For Bank of Japan Governor Haruhiko Kuroda, Sunday’s general election
has brought into focus the challenge of unwinding a massive stimulus
programme and yield curve control policy, while not hurting a budding
but still fragile economy, the world’s third-largest.
The
next step would be to allow long-term interest rates, which the BOJ has
capped at around zero, to rise, more reflecting improvements in the
economy, the sources say. The bank could raise the bond yield target or
shift it to the shorter end of the curve even before inflation hits 2
percent, as it can maintain easy monetary conditions with its strong
balance sheet.
With inflation far below a 2 percent target, the BOJ rules out any near-term exit from Kuroda’s legacy ultra-easy policy.
But
there’s growing alarm within the central bank about how long it can
keep the money spigot open, given the rising costs and diminishing
returns, people familiar with BOJ thinking say.
Most
of the BOJ’s nine board members and bureaucrats involved in drafting
monetary policy feel the next step - though some way off - would be to
roll back Kuroda’s radical monetary experiment, with the economy in
recovery-mode, they say.
The political tide is shifting in favour of at least having such a debate.
Several
ruling Liberal Democratic Party (LDP) heavyweights have warned of the
rising cost of prolonged monetary easing.
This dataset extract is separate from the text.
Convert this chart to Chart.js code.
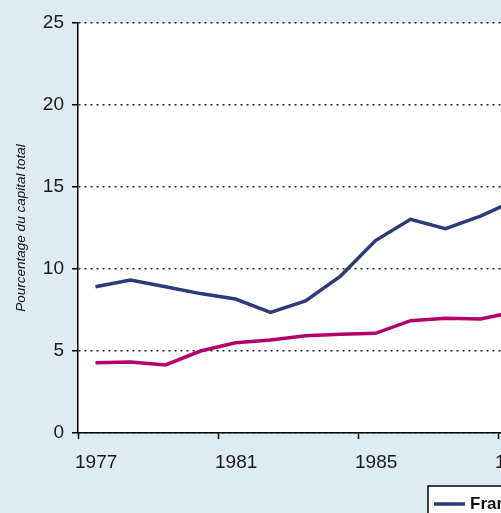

Opposition parties, including
the new Party of Hope led by popular Tokyo Governor Yuriko Koike, want a
departure from over-reliance on monetary policy.
BOJ bureaucrats
are drafting a plan. The trick is to retreat from crisis-mode stimulus
without giving the impression the bank is embarking on outright monetary
tightening.
Already, the BOJ is proceeding
with the first stage of the plan - by whittling down its vast bond
purchases to an annual pace of around 50 trillion yen ($443 billion),
below a loose pledge to keep it at around 80 trillion yen.